Reproduce, character for character, the lines below from the first through the one with "12,10,9,7,5,5,4,3,2,2,1,1,1,null,null,null,null,null,null,null];". Leave pictures out.

#### DATASET CONTENT ####

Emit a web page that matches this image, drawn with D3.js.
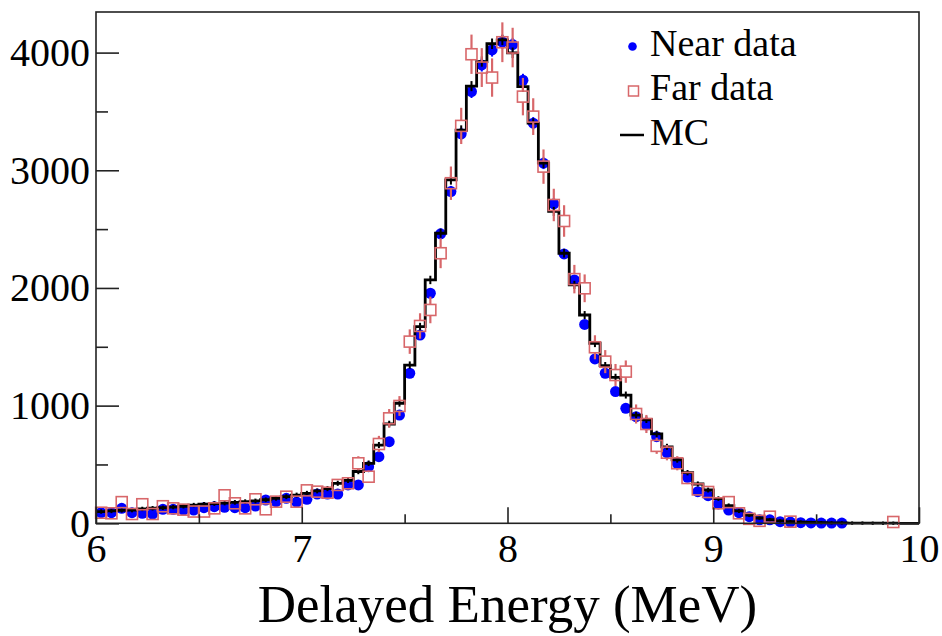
<!DOCTYPE html>
<html>
<head>
<meta charset="utf-8">
<script src="https://cdn.jsdelivr.net/npm/d3@7"></script>
<style>
  html, body { margin: 0; padding: 0; background: #fff; }
  svg { display: block; }
  text { font-family: "Liberation Serif", "DejaVu Serif", serif; fill: #000; }
</style>
</head>
<body>
<svg id="chart" width="942" height="636"></svg>
<script>
// ---- data (bins of 0.05 MeV from 6 to 10) ----
const binEdges = [6.00,6.05,6.10,6.15,6.20,6.25,6.30,6.35,6.40,6.45,6.50,6.55,6.60,6.65,6.70,6.75,6.80,6.85,6.90,6.95,
  7.00,7.05,7.10,7.15,7.20,7.25,7.30,7.35,7.40,7.45,7.50,7.55,7.60,7.65,7.70,7.75,7.80,7.85,7.90,7.95,
  8.00,8.05,8.10,8.15,8.20,8.25,8.30,8.35,8.40,8.45,8.50,8.55,8.60,8.65,8.70,8.75,8.80,8.85,8.90,8.95,
  9.00,9.05,9.10,9.15,9.20,9.25,9.30,9.35,9.40,9.45,9.50,9.55,9.60,9.65,9.70,9.75,9.80,9.85,9.90,9.95,10.00];

const nearData = [90,90,127,90,85,79,119,119,113,113,133,141,136,133,133,147,198,184,212,180,
  204,249,249,249,326,326,481,566,694,920,1275,1600,1955,2460,2819,3310,3669,3895,4023,4090,
  4068,3765,3400,3060,2714,2289,2068,1690,1397,1275,1119,977,906,836,736,600,510,391,269,235,
  165,113,90,56,30,30,14,10,5,3,2,2,2,null,null,null,null,null,null,null];
const nearErr = [9,9,10,9,8,8,10,10,10,10,10,11,11,10,10,11,13,12,13,12,
  13,14,14,14,16,16,20,21,24,27,32,36,40,45,48,52,55,56,57,58,
  57,55,52,50,47,43,41,37,34,32,30,28,27,26,24,22,20,18,15,14,
  12,10,9,7,5,5,4,3,2,2,1,1,1,null,null,null,null,null,null,null];

const farData = [90,85,180,79,162,79,145,127,116,100,100,127,238,170,127,204,119,184,226,184,
  280,269,260,326,340,510,396,674,892,997,1544,1677,1813,2295,2890,3377,3986,3873,3788,4088,
  4043,3626,3456,3031,2705,2569,2075,1997,1496,1374,1260,1289,929,844,658,600,510,385,288,266,
  170,180,85,38,21,56,null,14,null,null,null,null,null,null,null,null,null,11,null,null];
const farErr = [25,24,35,24,34,24,32,30,28,26,26,30,41,34,30,38,29,36,40,36,
  44,43,43,48,49,60,53,69,79,84,104,108,113,127,142,154,167,165,163,169,
  168,159,156,146,138,134,121,118,102,98,94,95,81,77,68,65,60,52,45,43,
  34,35,24,16,12,20,null,10,null,null,null,null,null,null,null,null,null,9,null,null];

const mcData = [100,105,110,112,122,128,132,138,145,155,162,168,172,178,184,190,200,212,226,240,
  255,275,295,340,365,440,510,665,844,1020,1345,1671,2068,2465,2918,3340,3715,3924,4075,4108,
  3998,3710,3400,3060,2650,2295,2026,1770,1530,1340,1240,1090,920,880,760,650,540,430,334,283,
  210,150,105,70,45,30,20,14,10,7,5,4,3,2,2,1,1,1,0,0];
const mcErr = [6,6,6,6,6,6,6,6,6,6,6,7,7,7,7,7,7,7,8,8,
  8,8,9,9,10,10,11,13,15,16,18,20,23,25,27,29,30,31,32,32,
  32,30,29,28,26,24,22,21,20,18,18,17,15,15,14,13,12,10,9,8,
  7,6,5,4,3,3,2,2,2,1,1,1,1,1,1,1,1,1,0,0];

const xTicks = [6,7,8,9,10];
const xMinor = [6.5,7.5,8.5,9.5];
const yTicks = [0,1000,2000,3000,4000];
const yMinor = [500,1500,2500,3500];
const legendItems = ["Near data","Far data","MC"];
const xTitle = "Delayed Energy (MeV)";

// ---- layout ----
const L = 96, R = 919, T = 12, B = 523.3;
const svg = d3.select("#chart");
svg.append("rect").attr("width",942).attr("height",636).attr("fill","#fff");

const x = d3.scaleLinear().domain([6,10]).range([L,R]);
const y = d3.scaleLinear().domain([0,4345]).range([B,T]);

const NEAR = "#0000ff", FAR = "#d8676a";

const bins = d3.range(mcData.length).map(i => ({
  lo: binEdges[i], hi: binEdges[i+1], c: (binEdges[i]+binEdges[i+1])/2,
  near: nearData[i], nearE: nearErr[i], far: farData[i], farE: farErr[i], mc: mcData[i], mcE: mcErr[i]
}));

const plot = svg.append("g");

// near data: error bars + dots
const nearBins = bins.filter(d => d.near !== null);
plot.append("g").selectAll("line").data(nearBins).join("line")
  .attr("x1", d => x(d.c)).attr("x2", d => x(d.c))
  .attr("y1", d => y(d.near + d.nearE)).attr("y2", d => y(Math.max(0, d.near - d.nearE)))
  .attr("stroke", NEAR).attr("stroke-width", 2);
plot.append("g").selectAll("circle").data(nearBins).join("circle")
  .attr("cx", d => x(d.c)).attr("cy", d => y(d.near)).attr("r", 5.5)
  .attr("fill", NEAR);

// MC histogram
const stepPts = bins.map(d => [d.lo, d.mc]).concat([[10, mcData[mcData.length-1]]]);
plot.append("path")
  .attr("d", d3.line().x(d => x(d[0])).y(d => y(d[1])).curve(d3.curveStepAfter)(stepPts))
  .attr("fill","none").attr("stroke","#000").attr("stroke-width",2.8).attr("stroke-linejoin","miter");
plot.append("g").selectAll("line").data(bins.filter(d => d.mcE > 0)).join("line")
  .attr("x1", d => x(d.c)).attr("x2", d => x(d.c))
  .attr("y1", d => y(d.mc + d.mcE) - 1.5).attr("y2", d => y(Math.max(0, d.mc - d.mcE)) + 1.5)
  .attr("stroke","#000").attr("stroke-width",2);

// far data: error bars (outside marker) + open squares
const S = 11, hs = S/2;
const farBins = bins.filter(d => d.far !== null);
const fg = plot.append("g");
farBins.forEach(d => {
  const cx = x(d.c), cy = y(d.far), top = y(d.far + d.farE), bot = y(Math.max(0, d.far - d.farE));
  if (cy - top > hs) fg.append("line").attr("x1",cx).attr("x2",cx).attr("y1",top).attr("y2",cy-hs)
      .attr("stroke",FAR).attr("stroke-width",2.2);
  if (bot - cy > hs) fg.append("line").attr("x1",cx).attr("x2",cx).attr("y1",cy+hs).attr("y2",bot)
      .attr("stroke",FAR).attr("stroke-width",2.2);
});
fg.selectAll("rect").data(farBins).join("rect")
  .attr("x", d => x(d.c) - hs).attr("y", d => y(d.far) - hs)
  .attr("width", S).attr("height", S)
  .attr("fill","none").attr("stroke",FAR).attr("stroke-width",1.6);

// frame
svg.append("rect").attr("x",L).attr("y",T).attr("width",R-L).attr("height",B-T)
  .attr("fill","none").attr("stroke","#222").attr("stroke-width",1.6);

// axes
const yAx = svg.append("g").attr("transform",`translate(${L},0)`)
  .call(d3.axisLeft(y).tickValues(yTicks).tickSize(-23).tickPadding(6).tickFormat(d3.format("d")));
const yMin = svg.append("g").attr("transform",`translate(${L},0)`)
  .call(d3.axisLeft(y).tickValues(yMinor).tickSize(-12).tickFormat(""));
const xAx = svg.append("g").attr("transform",`translate(0,${B})`)
  .call(d3.axisBottom(x).tickValues(xTicks).tickSize(-16).tickPadding(10).tickFormat(d3.format("d")));
const xMin = svg.append("g").attr("transform",`translate(0,${B})`)
  .call(d3.axisBottom(x).tickValues(xMinor).tickSize(-9).tickFormat(""));
[yAx,yMin,xAx,xMin].forEach(g => {
  g.select(".domain").remove();
  g.selectAll(".tick line").attr("stroke","#222").attr("stroke-width",1.6);
  g.selectAll("text").attr("font-family",'"Liberation Serif", serif').attr("font-size",40).attr("fill","#000");
});

// axis title
svg.append("text").attr("x",(L+R)/2).attr("y",622).attr("text-anchor","middle")
  .attr("font-size",53).text(xTitle);

// legend
const lg = svg.append("g");
const ly = [46.5, 91, 135];
lg.append("circle").attr("cx",632.5).attr("cy",ly[0]).attr("r",4.3).attr("fill",NEAR);
lg.append("rect").attr("x",633.5-5).attr("y",ly[1]-5).attr("width",10).attr("height",10)
  .attr("fill","none").attr("stroke",FAR).attr("stroke-width",1.5);
lg.append("line").attr("x1",620).attr("x2",644).attr("y1",ly[2]).attr("y2",ly[2])
  .attr("stroke","#000").attr("stroke-width",2.5);
legendItems.forEach((t,i) => {
  lg.append("text").attr("x",650).attr("y",[55.5,100,144.5][i]).attr("font-size",38).text(t);
});
</script>
</body>
</html>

####

- **OUTPUT FOR THIS EXERCISE**
Emit a web page that matches this image, drawn with D3.js.
<!DOCTYPE html>
<html>
<head>
<meta charset="utf-8">
<script src="https://cdn.jsdelivr.net/npm/d3@7"></script>
<style>
  html, body { margin: 0; padding: 0; background: #fff; }
  svg { display: block; }
  text { font-family: "Liberation Serif", "DejaVu Serif", serif; fill: #000; }
</style>
</head>
<body>
<svg id="chart" width="942" height="636"></svg>
<script>
// ---- data (bins of 0.05 MeV from 6 to 10) ----
const binEdges = [6.00,6.05,6.10,6.15,6.20,6.25,6.30,6.35,6.40,6.45,6.50,6.55,6.60,6.65,6.70,6.75,6.80,6.85,6.90,6.95,
  7.00,7.05,7.10,7.15,7.20,7.25,7.30,7.35,7.40,7.45,7.50,7.55,7.60,7.65,7.70,7.75,7.80,7.85,7.90,7.95,
  8.00,8.05,8.10,8.15,8.20,8.25,8.30,8.35,8.40,8.45,8.50,8.55,8.60,8.65,8.70,8.75,8.80,8.85,8.90,8.95,
  9.00,9.05,9.10,9.15,9.20,9.25,9.30,9.35,9.40,9.45,9.50,9.55,9.60,9.65,9.70,9.75,9.80,9.85,9.90,9.95,10.00];

const nearData = [90,90,127,90,85,79,119,119,113,113,133,141,136,133,133,147,198,184,212,180,
  204,249,249,249,326,326,481,566,694,920,1275,1600,1955,2460,2819,3310,3669,3895,4023,4090,
  4068,3765,3400,3060,2714,2289,2068,1690,1397,1275,1119,977,906,836,736,600,510,391,269,235,
  165,113,90,56,30,30,14,10,5,3,2,2,2,null,null,null,null,null,null,null];
const nearErr = [9,9,10,9,8,8,10,10,10,10,10,11,11,10,10,11,13,12,13,12,
  13,14,14,14,16,16,20,21,24,27,32,36,40,45,48,52,55,56,57,58,
  57,55,52,50,47,43,41,37,34,32,30,28,27,26,24,22,20,18,15,14,
  12,10,9,7,5,5,4,3,2,2,1,1,1,null,null,null,null,null,null,null];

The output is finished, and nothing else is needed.